Out of the Humidor
From the Print Edition:
Kevin Costner, Nov/Dec 00
(continued from page 3)
The 1996 Olympics was a travesty of packaging; more resembling a nightly three-hour infomercial set to a soundtrack not unlike John Tesh. That Vecsey would take NBC's bait so fully makes one wonder whether he possesses a shred of objectivity at all--of course it looks like particular women's sports seemed a success story in '96 because that's mostly what NBC aired! At least Vecsey is on the right track by mentioning some of the traditional sports left by the wayside, but there are others, like most track and field events and fencing.
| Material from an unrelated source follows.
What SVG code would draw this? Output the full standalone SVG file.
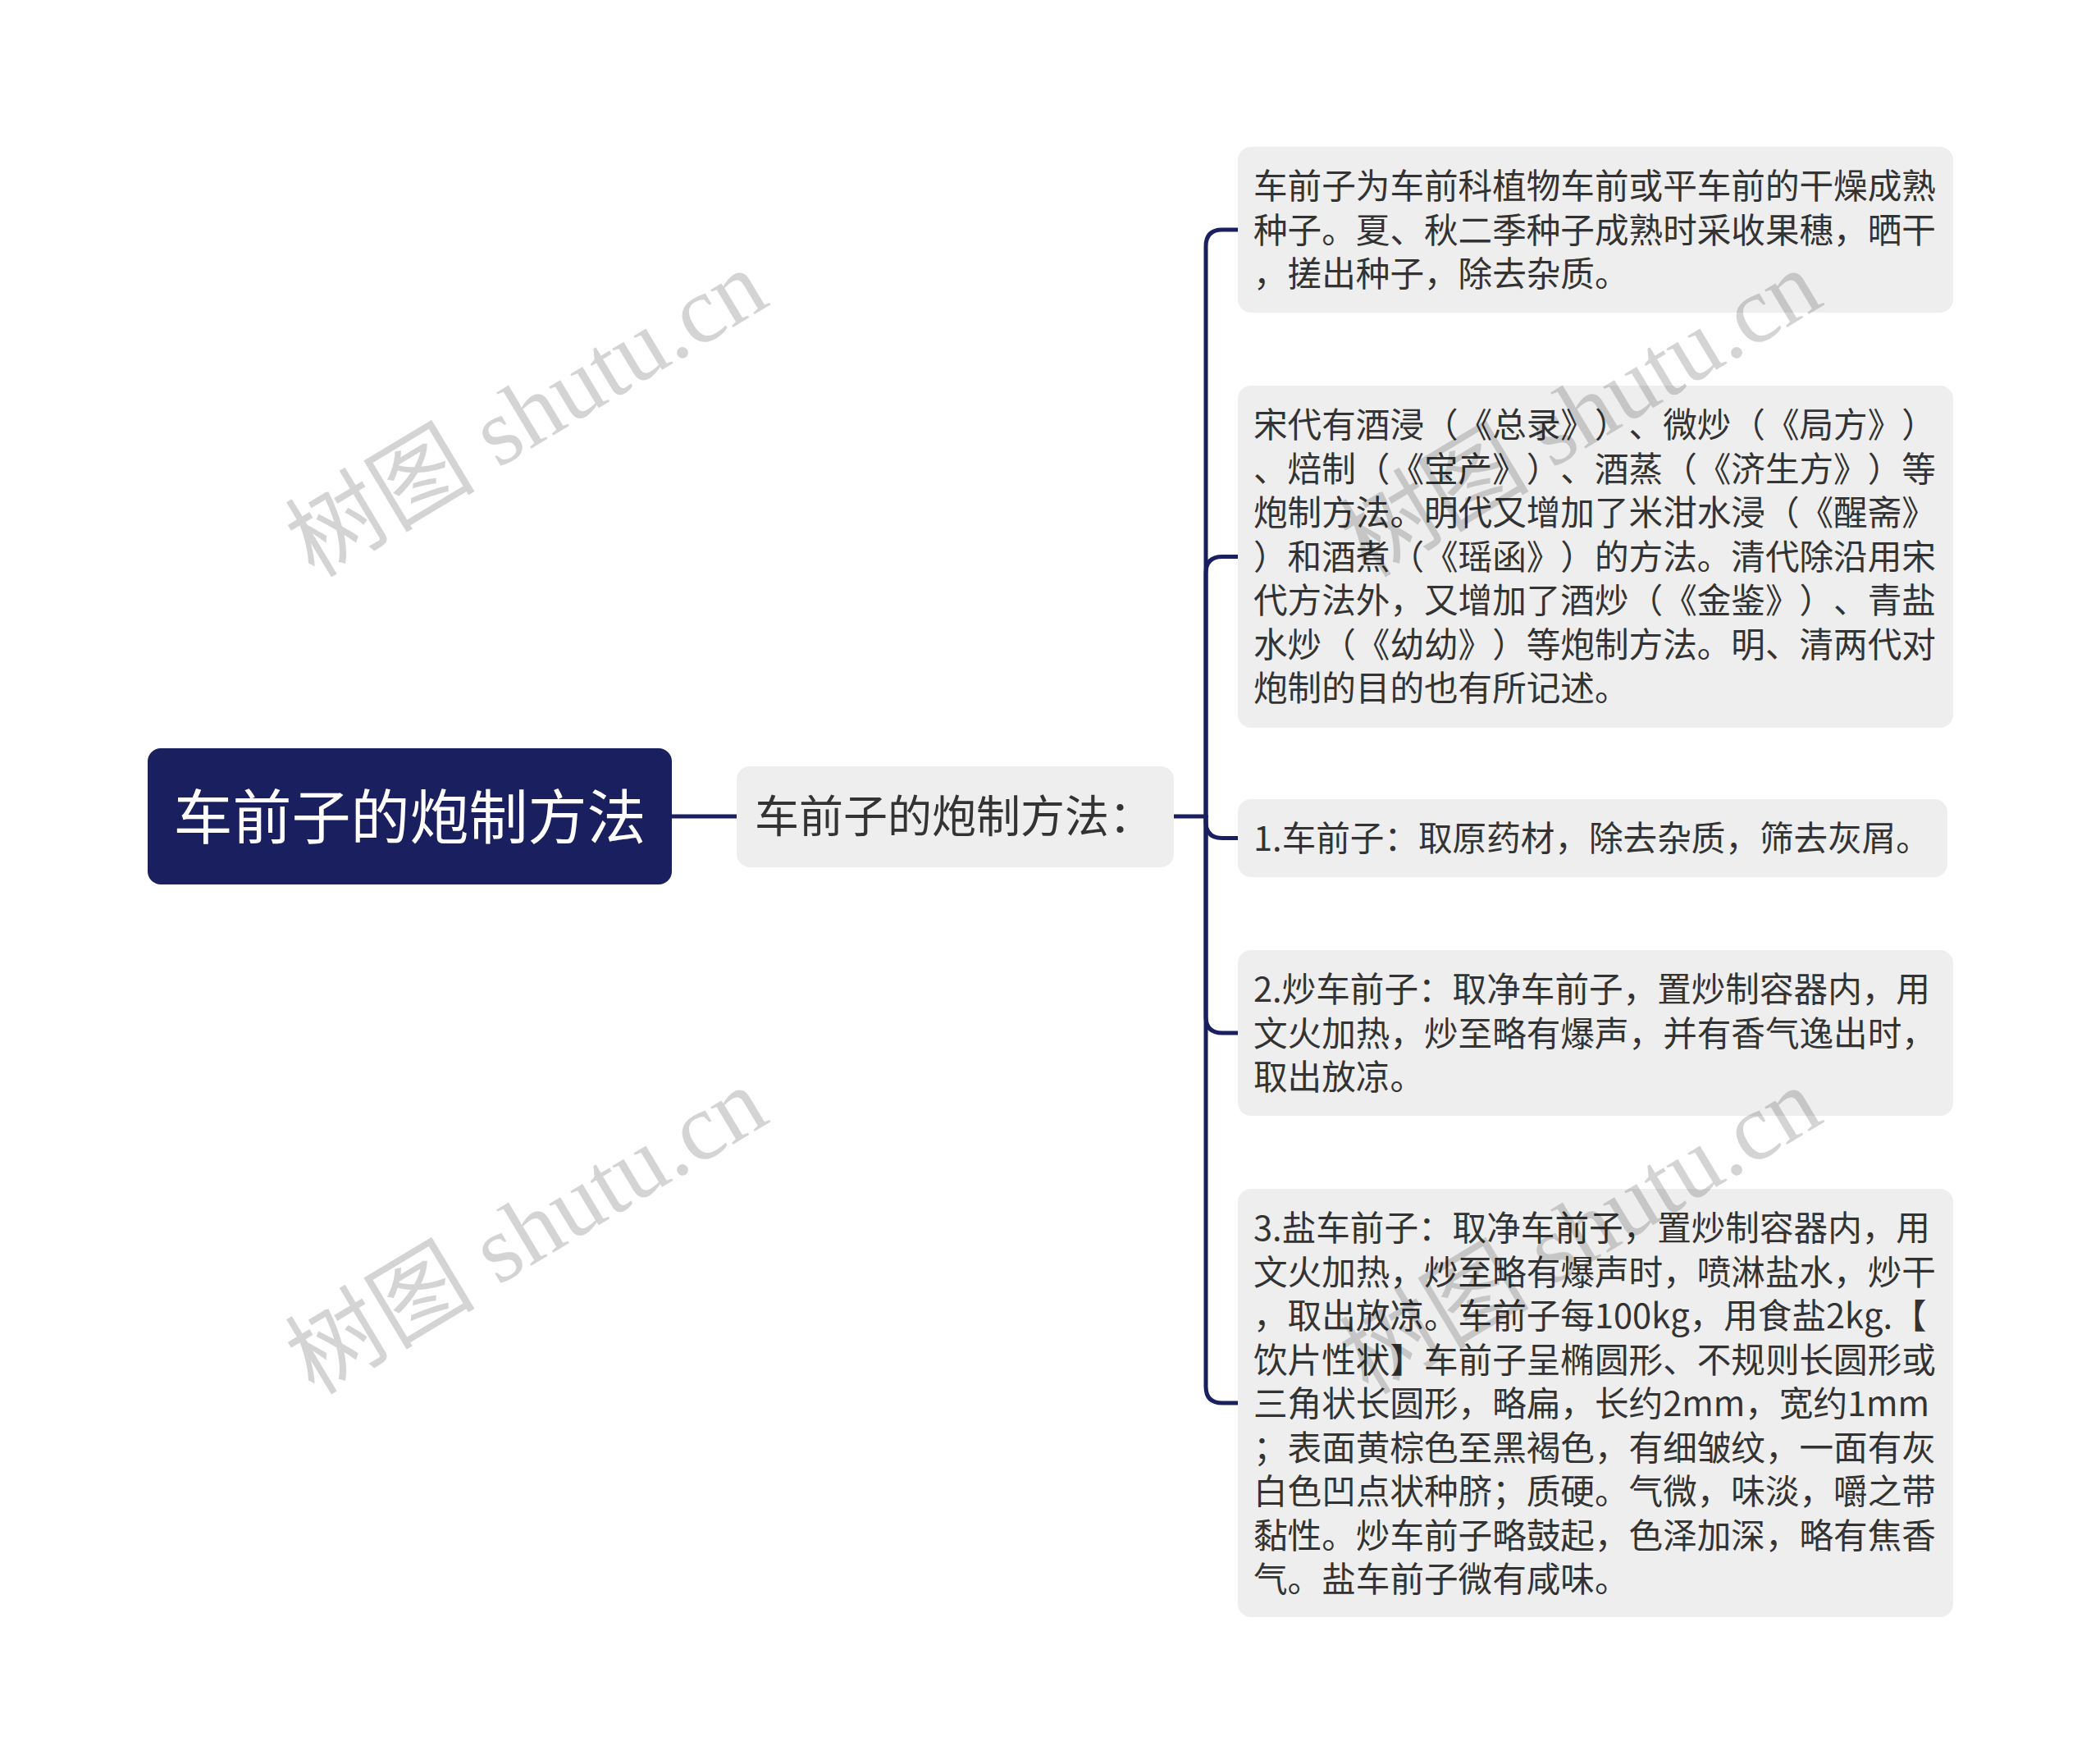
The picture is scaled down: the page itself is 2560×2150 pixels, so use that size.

I think the last time I saw an Olympic fencing or shot put event live on television was when I was living in England in 1972. European Olympic coverage is general, by the way, and clearly not tainted by the overwhelming hegemony of marketing and advertising and selling and shilling pickup trucks and sports shoes and really god-awful American beer.
But then again, most industrialized European countries are thought of as "socialist" here because marketing is not the god there that it is here.
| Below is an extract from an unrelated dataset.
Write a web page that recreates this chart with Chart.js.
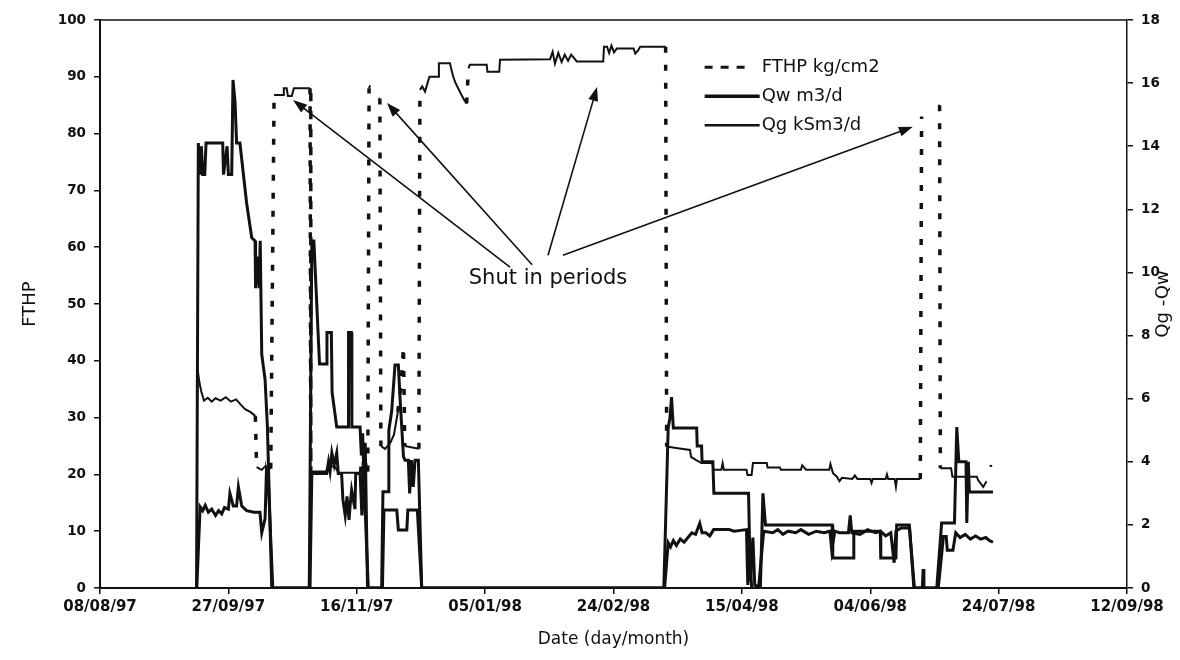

I read with interest the article on Internet auctions and eBay's Great Collections (October 2000). As the only individual bookseller registered with Great Collections, I value the site's increasing exposure. I did want to add, however, that a substantial amount of high-end business takes place over "regular" eBay. I concentrate my selling in the Antiques, Books/Manuscripts section of eBay, where I have seen books sell for up to $10,000.
There are a large number of collectors here who visit because they know there is a regular listing of antique books from as early as the 1400s to the nineteenth century. This is the same with other categories. A customer of mine, in order to raise money to purchase one of my manuscripts, sold some of his glass collection; several items sold for nearly $1,000 each (I checked).
The readers of Cigar Aficionado should be aware that there are high-quality and rare items in the regular eBay. While they might not find the Declaration of Independence, there are bargains to be found, which explains why a great number of book dealers visit eBay to purchase inventory. In any event, keep up the good work, and happy bidding.
It is so refreshing to know I am not alone when it comes to the namby-pamby attitudes of our elected officials. When will it end? Voting, I feel, has come down to picking the lesser of the two evils. I saw a glimmer of hope when Jesse Ventura was elected in Minnesota. His article (August 2000) was very refreshing. I only hope more people would follow Minnesota's lead--and vote. Imagine what would be said if more than 60 percent of the voters actually voted this November?! An individual who said what he/she truly felt would have my vote.